Awaiting a Legislative Liftoff : 2 Bills in Congress Would Allow Planes to Fight Fires Sooner


Nine months after federal red tape grounded two Air National Guard tankers during a rash of wildfires, two bills that would free them from such strictures are awaiting action in Congress.

The bills, authored by Rep. Elton Gallegly (R-Simi Valley) and Rep. David Dreier, (R-Covina), seek to free the guard’s giant C-130 Hercules military transports to respond immediately to fires.

Currently, the eight C-130s equipped for firefighting can be called out only after federal officials have exhausted a list of 40 private operators of air tankers--a requirement of a 1932 act aimed at preventing the military from competing with private enterprise.

Two of those eight aircraft are stationed at the Channel Islands base, near Point Mugu, of the air guard’s 146th Tactical Airlift Wing, which was based at Van Nuys Airport until four years ago.


Last fall, as brush fires raged through Southern California, the eight tankers sat idle at bases around the country while an official at the U.S. Forest Service Interagency Fire Center in Boise, Ida., mobilized privately owned commercial aircraft.

After every available private plane was on the job, the request for air assistance went to the Pentagon, which owns the C-130s flown by the air guard, which is technically under state control.

And even after the guard tankers were given the go-ahead, they still sat on the apron awaiting chemical company employees to mix the water and chemical powder for their flame retardant. Unlike the commercial aircraft bases, the guard does not have a permanent facility for preparing the chemicals.

All told, it took more than 24 hours after the first call for help before the Air National guard went into action. In the meantime, houses and brush burned.


Both of the new bills would exempt firefighting efforts from the 1932 act and would also direct the U.S. Forest Service--which coordinates the tankers while fighting major brush fires--to consider establishing an early-warning system. Such a system would allow the guard to begin mobilizing against brush fires whenever hot desert winds--known as Santa Anas--start blowing.

“It is critical for us to make these changes now, before we again find ourselves operating in crisis, hamstrung by flawed resources and bureaucratic inefficiency,” Gallegly said.

Likewise, Dreier, who represents portions of the San Gabriel Valley near last year’s Altadena blaze, said the guard’s tankers must be made to respond faster when firestorms get out of hand.

But federal wildfire managers say the existing system works.
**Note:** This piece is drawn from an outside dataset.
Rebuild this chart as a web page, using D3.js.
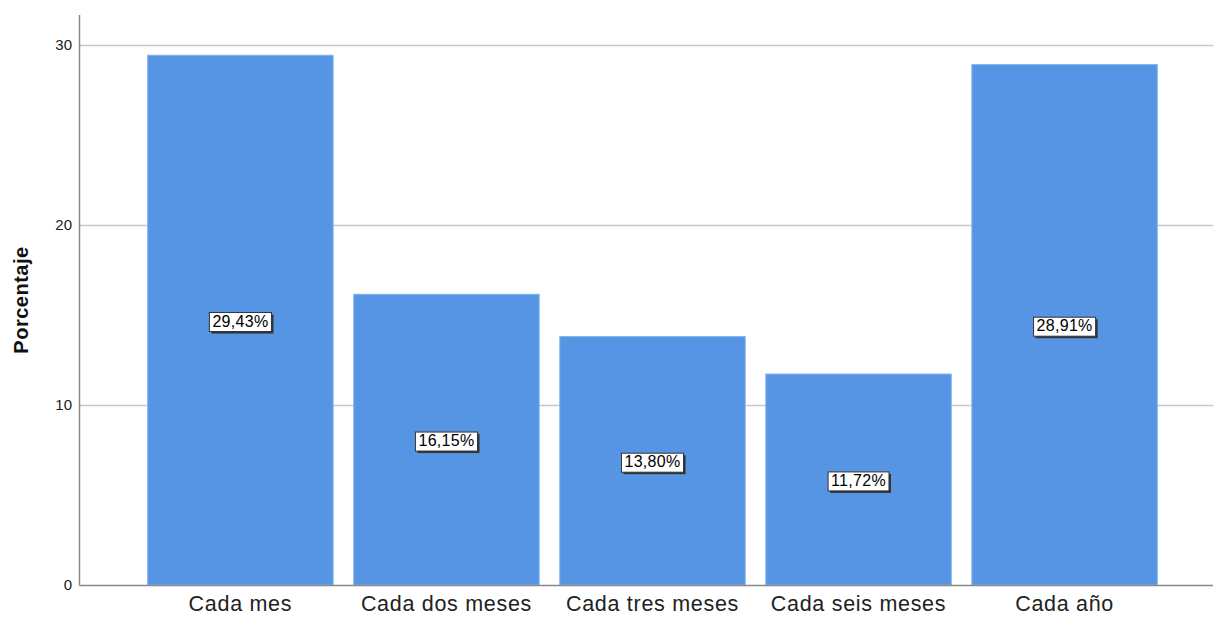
<!DOCTYPE html>
<html><head><meta charset="utf-8">
<script src="https://cdn.jsdelivr.net/npm/d3@7"></script>
<style>body{margin:0;background:#fff;} svg{display:block;}</style>
</head><body>
<svg id="c" width="1213" height="617"></svg>
<script>
const categories = ["Cada mes", "Cada dos meses", "Cada tres meses", "Cada seis meses", "Cada año"];
const values = [29.43, 16.15, 13.80, 11.72, 28.91];
const labels = ["29,43%", "16,15%", "13,80%", "11,72%", "28,91%"];
const yTicks = [0, 10, 20, 30];

const svg = d3.select("#c");
const x0 = 79.5, yTop = 15, yBot = 585.5, xRight = 1213;
const FONT = "Liberation Sans, Arial, sans-serif";
const y = d3.scaleLinear().domain([0, 30]).range([585, 45]);
const x = d3.scaleBand().domain(categories).range([147.7, 1157.3]).paddingInner(0.1).paddingOuter(0);

// gridlines
svg.append("g").selectAll("line").data(yTicks.filter(d => d > 0)).join("line")
  .attr("x1", x0).attr("x2", xRight)
  .attr("y1", d => Math.round(y(d)) + 0.5).attr("y2", d => Math.round(y(d)) + 0.5)
  .attr("stroke", "#c8c8c8").attr("stroke-width", 1.5);

// bars
svg.append("g").selectAll("rect").data(values).join("rect")
  .attr("x", (d, i) => x(categories[i]))
  .attr("y", d => y(d))
  .attr("width", x.bandwidth())
  .attr("height", d => y(0) - y(d))
  .attr("fill", "#5595e3")
  .attr("stroke", "#7fb2f0").attr("stroke-width", 1);

// axes lines
svg.append("line").attr("x1", x0).attr("x2", x0).attr("y1", yTop).attr("y2", yBot)
  .attr("stroke", "#888").attr("stroke-width", 1.5);
svg.append("line").attr("x1", x0).attr("x2", xRight).attr("y1", yBot).attr("y2", yBot)
  .attr("stroke", "#888").attr("stroke-width", 1.5);

// y tick labels
svg.append("g").selectAll("text").data(yTicks).join("text")
  .attr("x", 72).attr("y", d => y(d)).attr("dy", "0.35em")
  .attr("text-anchor", "end")
  .attr("font-family", FONT).attr("font-size", 15).attr("fill", "#222")
  .text(d => d);

// x labels
svg.append("g").selectAll("text").data(categories).join("text")
  .attr("x", d => x(d) + x.bandwidth() / 2).attr("y", 611)
  .attr("text-anchor", "middle")
  .attr("font-family", FONT).attr("font-size", 21.5).attr("letter-spacing", 0.7).attr("fill", "#222")
  .text(d => d);

// y title
svg.append("text")
  .attr("transform", "translate(28,300) rotate(-90)")
  .attr("text-anchor", "middle")
  .attr("font-family", FONT).attr("font-size", 20).attr("font-weight", "bold").attr("letter-spacing", 0.5).attr("fill", "#111")
  .text("Porcentaje");

// value labels
const lg = svg.append("g").selectAll("g").data(values).join("g")
  .attr("transform", (d, i) => `translate(${x(categories[i]) + x.bandwidth() / 2},${y(d / 2)})`);
lg.each(function(d, i) {
  const g = d3.select(this);
  const t = g.append("text").attr("text-anchor", "middle").attr("dy", "0.4em")
    .attr("font-family", FONT).attr("font-size", 16).attr("letter-spacing", 0.3).attr("fill", "#000")
    .text(labels[i]);
  const bb = t.node().getBBox();
  g.insert("rect", "text").attr("x", bb.x - 3 + 2).attr("y", bb.y + 2)
    .attr("width", bb.width + 6).attr("height", bb.height + 2).attr("fill", "#333");
  g.insert("rect", "text").attr("x", bb.x - 3).attr("y", bb.y)
    .attr("width", bb.width + 6).attr("height", bb.height + 2)
    .attr("fill", "#fff").attr("stroke", "#333").attr("stroke-width", 1);
});
</script>
</body></html>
They said the bills would redefine the role of the guard in wildfires and could damage military readiness to transport troops and equipment--tasks considered the guard’s main job.
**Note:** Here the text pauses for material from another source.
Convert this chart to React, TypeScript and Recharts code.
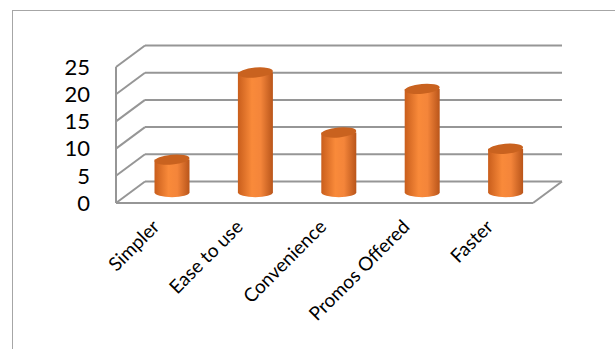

“This is just public relations firefighting,” said Woody Williams, national fire mobilization officer at the National Interagency Fire Center in Boise, Ida. “The simple truth is that the guard’s tankers are not designed to be initial attack aircraft and they’re not all that effective in high-wind situations.”

Williams explained that government’s fleet of 40 contracted private air tankers have more modern and more efficient fire retardant distribution systems than the guard’s planes, and that those systems operate better in high winds.

Bob Will, an air service manager for the U.S. Forest Service in Hemet, said the delay in getting the C-130s in the air last fall has been overblown.

“We look at the guard as our ace in the hole,” Will said. “The truth is that during typical fire seasons they will be used two or three times a year--obviously more during situations like last year.”


But the two tankers based at Point Mugu, along with two Air Force Reserve C-130s based in Colorado, flew more than 40 missions last week battling forest fires in Idaho--dumping more than 110,000 gallons of chemical fire retardant, base officials said Friday.

The same tankers had been stationed at Van Nuys Airport until their 40-year lease expired almost four years ago.

Col. John Iffland, the Air National Guard’s commanding officer at Point Mugu, said he would support changing his unit’s mission to respond faster to out-of-control wildfires.

“We are certainly supportive of the legislation,” Iffland said. “In an emergency, you have to fill the breach as soon as you can with all of your resources.”


During last year’s fires, as the brush fires crept down the side of a mountain not three miles from the Point Mugu base, the two C-130s sat with crews aboard, fully ready for launch. The only thing stopping them was the authorizing call from Boise and a broken retardant loading system, which officials said was quickly repaired.

After getting Forest Service authorization, the planes were used to battle the blazes that blackened more than 70,000 acres in Ventura County.

Gallegly and Dreier said they didn’t care about the concerns of fire officials in Idaho who oppose their legislation.

“The folks in Boise say there’s not a problem, but I’d like to see them explain that to the people whose homes were burned down last year,” Gallegly said.


Echoing Gallegly was Ventura County Asst. Fire Chief Bob Roper, who said his firefighters could have used the help early on while fighting the Green Meadow fire and other blazes.

“Some fires we had to let burn because because I had no air tankers and ground units to dispatch,” Roper said. “We were throwing everything we had at this fire and it still wasn’t enough at times.”

Both bills are pending before the House Agriculture Committee but no hearings have been scheduled. Spokesmen for both congressmen said they hope the bills--probably in a combined form--will be approved before the current Congress adjourns.